Анатолий Игоревич взглянул на Володю.
– Твоя школа?
Костин сел на табуретку.
– Она сама научилась. Где няня?
– Лежит на диване в спальне, – отрапортовала я.
Банкин одернул свитер.
– Сюда может прийти или лучше нам к ней подняться?
– Сейчас приведу Розу Леопольдовну, – пообещала я.
Краузе держалась молодцом. Она села напротив Анатолия Игоревича и сложила руки на коленях.
– Помните, что случилось? – начал Банкин.
– Такое забудешь… – поежилась няня. – Евлампия хотела отдать пирог с черникой рабочим, но я была против, не собиралась баловать строителей. Когда хозяйка пошла разбираться с краской, я подумала: «Предложить бригаде на ужин пирог неправильно. Мужики сладким не наедятся, им сосиски с макаронами подавай. Пирог – десерт, а мы о таком не договаривались, обязывались дважды в день еду обеспечить, не лакомства».
– Понял, – кивнул Анатолий Игоревич.
– Мне замолчать? – встала в позу Краузе. – Слишком разболталась?
– Нет-нет, Роза Леопольдовна, – влез в разговор Костин. – Такой умный, интеллигентный, желающий помочь полиции свидетель, как вы, огромная редкость и радость для нас. Просто у Анатолия Игоревича манера повторять в процессе беседы: «Понял». Это он для себя произносит.

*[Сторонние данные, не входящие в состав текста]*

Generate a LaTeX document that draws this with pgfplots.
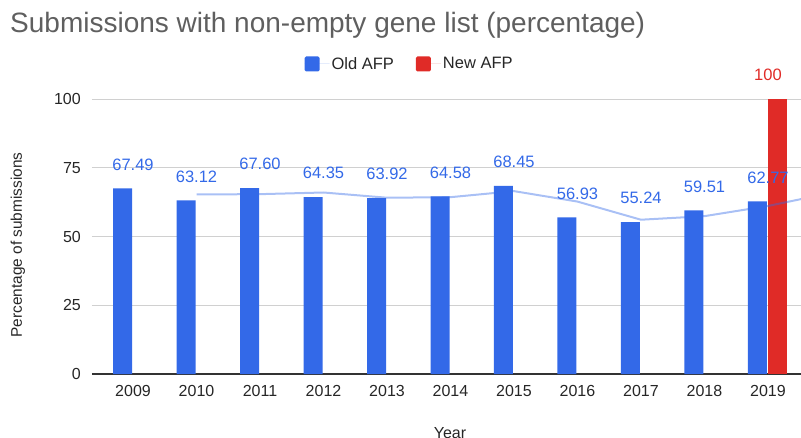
\documentclass[border=0pt]{standalone}
\usepackage{pgfplots}
\pgfplotsset{compat=1.18}
\usepackage{fontspec}
\setmainfont{Liberation Sans}
\definecolor{oldafp}{HTML}{3369E8}
\definecolor{newafp}{HTML}{E02B27}
\definecolor{titlegray}{HTML}{5F5F5F}
\definecolor{gridgray}{HTML}{D0D0D0}
\definecolor{axisgray}{HTML}{333333}
\begin{document}
\begin{tikzpicture}
\begin{axis}[
  name=ax,
  scale only axis,
  width=709pt, height=275pt,
  xmin=-0.646, xmax=10.52,
  ymin=0, ymax=100,
  clip mode=individual,
  ytick={0,25,50,75,100},
  xtick={0,1,2,3,4,5,6,7,8,9,10},
  xticklabels={2009,2010,2011,2012,2013,2014,2015,2016,2017,2018,2019},
  ymajorgrids,
  grid style={gridgray, line width=0.9pt},
  axis x line*=bottom,
  axis y line*=left,
  y axis line style={draw=none},
  x axis line style={draw=axisgray, line width=1.1pt, -},
  major tick length=0pt,
  tick style={draw=none},
  /pgf/number format/assume math mode=true,
  ticklabel style={font=\fontsize{16}{19}\selectfont, text=black!85},
  yticklabel style={anchor=east, inner sep=0pt, xshift=-11pt},
  xticklabel style={anchor=north, inner sep=0pt, yshift=-11pt},
  xlabel={Year},
  xlabel style={at={(axis description cs:0.505,0)}, anchor=north, inner sep=0pt, yshift=-53pt, font=\fontsize{16}{19}\selectfont, text=black!85},
  legend style={at={(axis description cs:0.448,1)}, anchor=center, yshift=35pt, draw=none, fill=none,
    font=\fontsize{16.5}{19}\selectfont, text=black!85,
    /tikz/every even column/.append style={column sep=20pt}},
  legend columns=2,
  legend cell align=left,
  legend image code/.code={\fill[#1, rounded corners=1.5pt] (0pt,-7.5pt) rectangle (15pt,7.5pt); \path (0pt,0pt) -- (25pt,0pt);},
]
\addlegendimage{fill=oldafp, draw=none}
\addlegendentry{Old AFP}
\addlegendimage{fill=newafp, draw=none}
\addlegendentry{New AFP}

% New AFP (drawn first so that the Old AFP labels lie on top of it)
\addplot[ybar, bar width=19pt, bar shift=9.5pt, fill=newafp, draw=none, forget plot,
  nodes near coords={\pgfmathprintnumber[fixed, precision=0]{\pgfplotspointmeta}},
  every node near coord/.append style={anchor=center, yshift=24pt, text=newafp, font=\fontsize{16.5}{19}\selectfont, inner sep=0pt}]
  coordinates {(10,100)};

% Old AFP
\addplot[ybar, bar width=19pt, bar shift=-10.5pt, fill=oldafp, draw=none, forget plot,
  nodes near coords={\pgfmathprintnumber[fixed, fixed zerofill, precision=2]{\pgfplotspointmeta}},
  every node near coord/.append style={anchor=center, yshift=24pt, text=oldafp, font=\fontsize{16.5}{19}\selectfont, inner sep=0pt}]
  coordinates {(0,67.49) (1,63.12) (2,67.60) (3,64.35) (4,63.92) (5,64.58) (6,68.45) (7,56.93) (8,55.24) (9,59.51) (10,62.77)};

% Trend line
\addplot[oldafp, opacity=0.42, line width=2pt, forget plot, mark=none]
  coordinates {(1,65.3) (2,65.4) (3,66.0) (4,64.1) (5,64.3) (6,66.5) (7,62.7) (8,56.1) (9,57.4) (10,61.1) (11,65.9)};
\end{axis}
\node[anchor=base west, inner sep=0pt, text=titlegray, font=\fontsize{28}{33}\selectfont]
  at ([xshift=-82pt,yshift=66pt]ax.north west) {Submissions with non-empty gene list (percentage)};
\node[rotate=90, inner sep=0pt, text=black!85, font=\fontsize{15.4}{18}\selectfont]
  at ([xshift=-74pt,yshift=129pt]ax.south west) {Percentage of submissions};
\pgfresetboundingbox
\path ([xshift=-92pt,yshift=-63pt]ax.south west) rectangle ([yshift=99pt]ax.north east);
\end{tikzpicture}
\end{document}
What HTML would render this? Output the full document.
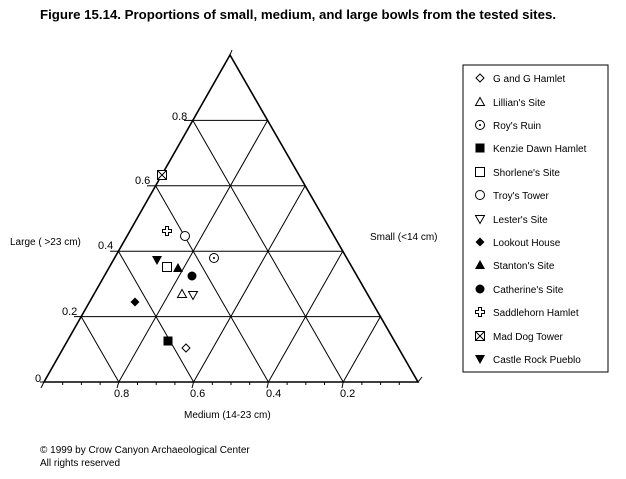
<!DOCTYPE html>
<html><head><meta charset="utf-8"><style>
html,body{margin:0;padding:0;background:#fff;}
svg{display:block;font-family:"Liberation Sans",Arial,sans-serif;}
</style></head><body>
<svg width="626" height="479" viewBox="0 0 626 479" xmlns="http://www.w3.org/2000/svg">
<defs>
<g id="dia"><polygon points="0,-4 4,0 0,4 -4,0" fill="#fff" stroke="#000" stroke-width="1"/></g>
<g id="tri"><polygon points="0,-4.5 4.5,3.5 -4.5,3.5" fill="#fff" stroke="#000" stroke-width="1"/></g>
<g id="dot"><circle r="4.5" fill="#fff" stroke="#000" stroke-width="1"/><circle r="1" fill="#000"/></g>
<g id="fsq"><rect x="-4.5" y="-4.5" width="9" height="9" fill="#000"/></g>
<g id="osq"><rect x="-4.5" y="-4.5" width="9" height="9" fill="#fff" stroke="#000" stroke-width="1"/></g>
<g id="ocir"><circle r="4.5" fill="#fff" stroke="#000" stroke-width="1"/></g>
<g id="itri"><polygon points="-4.5,-3.5 4.5,-3.5 0,4.5" fill="#fff" stroke="#000" stroke-width="1"/></g>
<g id="fdia"><polygon points="0,-4.5 4.5,0 0,4.5 -4.5,0" fill="#000"/></g>
<g id="ftri"><polygon points="0,-5 5,4 -5,4" fill="#000"/></g>
<g id="fcir"><circle r="4.5" fill="#000"/></g>
<g id="cross"><path d="M-1.5,-4.5 H1.5 V-1.5 H4.5 V1.5 H1.5 V4.5 H-1.5 V1.5 H-4.5 V-1.5 H-1.5 Z" fill="#fff" stroke="#000" stroke-width="1"/></g>
<g id="xsq"><rect x="-4.5" y="-4.5" width="9" height="9" fill="#fff" stroke="#000" stroke-width="1"/><path d="M-4.5,-4.5 L4.5,4.5 M4.5,-4.5 L-4.5,4.5" stroke="#000" stroke-width="1"/></g>
<g id="fitri"><polygon points="-5,-4 5,-4 0,5" fill="#000"/></g>
</defs>

<text x="40" y="19" font-size="13" font-weight="bold" textLength="516" lengthAdjust="spacingAndGlyphs">Figure 15.14.  Proportions of small, medium, and large bowls from the tested sites.</text>

<g stroke="#000" stroke-width="1" fill="none">
<line x1="81.2" y1="316.6" x2="380.4" y2="316.6"/>
<line x1="118.4" y1="251.2" x2="342.8" y2="251.2"/>
<line x1="155.6" y1="185.8" x2="305.2" y2="185.8"/>
<line x1="192.8" y1="120.4" x2="267.6" y2="120.4"/>
<line x1="118.8" y1="382" x2="267.6" y2="120.4"/>
<line x1="193.6" y1="382" x2="305.2" y2="185.8"/>
<line x1="268.4" y1="382" x2="342.8" y2="251.2"/>
<line x1="343.2" y1="382" x2="380.4" y2="316.6"/>
<line x1="118.8" y1="382" x2="81.2" y2="316.6"/>
<line x1="193.6" y1="382" x2="118.4" y2="251.2"/>
<line x1="268.4" y1="382" x2="155.6" y2="185.8"/>
<line x1="343.2" y1="382" x2="192.8" y2="120.4"/>
<line x1="40" y1="382" x2="44" y2="382"/>
<line x1="74" y1="316.6" x2="81.2" y2="316.6"/>
<line x1="110" y1="251.2" x2="118.4" y2="251.2"/>
<line x1="147" y1="185.8" x2="155.6" y2="185.8"/>
<line x1="184" y1="120.4" x2="192.8" y2="120.4"/>
</g>
<polygon points="44,382 418,382 230,55" fill="none" stroke="#000" stroke-width="1.6"/>
<g stroke="#000" stroke-width="1">
<line x1="44" y1="382" x2="41" y2="388"/>
<line x1="418" y1="382" x2="422" y2="377"/>
<line x1="230" y1="55" x2="232" y2="50"/>
<line x1="62.7" y1="382" x2="62.7" y2="385"/><line x1="81.4" y1="382" x2="81.4" y2="385"/><line x1="100.1" y1="382" x2="100.1" y2="385"/>
<line x1="137.5" y1="382" x2="137.5" y2="385"/><line x1="156.2" y1="382" x2="156.2" y2="385"/><line x1="174.9" y1="382" x2="174.9" y2="385"/>
<line x1="212.3" y1="382" x2="212.3" y2="385"/><line x1="231" y1="382" x2="231" y2="385"/><line x1="249.7" y1="382" x2="249.7" y2="385"/>
<line x1="287.1" y1="382" x2="287.1" y2="385"/><line x1="305.8" y1="382" x2="305.8" y2="385"/><line x1="324.5" y1="382" x2="324.5" y2="385"/>
<line x1="361.9" y1="382" x2="361.9" y2="385"/><line x1="380.6" y1="382" x2="380.6" y2="385"/><line x1="399.3" y1="382" x2="399.3" y2="385"/>
<line x1="118.8" y1="382" x2="117" y2="388"/><line x1="193.6" y1="382" x2="192" y2="388"/><line x1="268.4" y1="382" x2="267" y2="388"/><line x1="343.2" y1="382" x2="342" y2="388"/>
</g>

<g font-size="11">
<text x="35" y="382">0</text>
<text x="62" y="315">0.2</text>
<text x="98" y="249">0.4</text>
<text x="135" y="184">0.6</text>
<text x="172" y="120">0.8</text>
<text x="114" y="397">0.8</text>
<text x="190" y="397">0.6</text>
<text x="266" y="397">0.4</text>
<text x="340" y="397">0.2</text>
<text x="10" y="245" font-size="10">Large ( &gt;23 cm)</text>
<text x="370" y="240" font-size="10">Small (&lt;14 cm)</text>
<text x="184" y="418" font-size="10">Medium (14-23 cm)</text>
<text x="40" y="453" font-size="10">© 1999 by Crow Canyon Archaeological Center</text>
<text x="40" y="466" font-size="10">All rights reserved</text>
</g>

<use href="#xsq" x="162" y="175"/>
<use href="#cross" x="167" y="231"/>
<use href="#ocir" x="185" y="236"/>
<use href="#dot" x="214" y="258"/>
<use href="#fitri" x="157" y="260"/>
<use href="#osq" x="167" y="267"/>
<use href="#ftri" x="178" y="268"/>
<use href="#fcir" x="192" y="276"/>
<use href="#tri" x="182" y="294"/>
<use href="#itri" x="193" y="295"/>
<use href="#fdia" x="135" y="302"/>
<use href="#fsq" x="168" y="341"/>
<use href="#dia" x="186" y="348"/>

<rect x="463" y="65" width="145" height="307" fill="#fff" stroke="#000" stroke-width="1"/>
<g font-size="10">
<use href="#dia" x="480" y="78"/><text x="493" y="82">G and G Hamlet</text>
<use href="#tri" x="480" y="102"/><text x="493" y="106">Lillian's Site</text>
<use href="#dot" x="480" y="125"/><text x="493" y="129">Roy's Ruin</text>
<use href="#fsq" x="480" y="148"/><text x="493" y="152">Kenzie Dawn Hamlet</text>
<use href="#osq" x="480" y="172"/><text x="493" y="176">Shorlene's Site</text>
<use href="#ocir" x="480" y="195"/><text x="493" y="199">Troy's Tower</text>
<use href="#itri" x="480" y="219"/><text x="493" y="223">Lester's Site</text>
<use href="#fdia" x="480" y="242"/><text x="493" y="246">Lookout House</text>
<use href="#ftri" x="480" y="265"/><text x="493" y="269">Stanton's Site</text>
<use href="#fcir" x="480" y="289"/><text x="493" y="293">Catherine's Site</text>
<use href="#cross" x="480" y="312"/><text x="493" y="316">Saddlehorn Hamlet</text>
<use href="#xsq" x="480" y="336"/><text x="493" y="340">Mad Dog Tower</text>
<use href="#fitri" x="480" y="359"/><text x="493" y="363">Castle Rock Pueblo</text>
</g>
</svg>
</body></html>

По лицу няни скользнуло подобие улыбки.
– Я человек разумный, но нежадный. Вера глуповата, но она же не виновата, что такой уродилась, я сочувствовала ей. Мы с Евлампией до того, как в городской квартире после взрыва жить невозможно стало, несколько раз приезжали сюда в «Крот» смотреть, как ремонт продвигается. Должна вам сказать, что с Верой в бригаде обращались плохо. Николая свояченица раздражала, он ее называл «немтыка». Но чья вина, что девушка нормально разговаривать не научилась? Родителей! Если с ребенком не заниматься, из него Маугли вырастет. Вере доставалась самая тяжелая работа, спала она в чулане, постоянно ругань в свой адрес выслушивала. Надежда на сестру не меньше мужа злилась, считала ее обузой, несколько раз я слышала, как она восклицала: «Чтоб ты сдохла, дармоедка! Замуж тебя никто не берет, делать ничего не умеешь. Хочешь на нашей с Колей шее до старости сидеть?» Я решила строителям пирог не давать и Веру угостить. Вскипятила чайник, отрезала кусок и предложила: «Угощайся». Она, как водится, промолчала, но по ее глазам было видно: обрадовалась. Вера слопала ломоть и на меня уставилась. Я ей второй отрезала. А она вдруг как-то скривилась… ее затрясло… затем она упала с табуретки. Мне жутко стало, я подумала, что у несчастной припадок эпилепсии, побежала за помощью. Это все.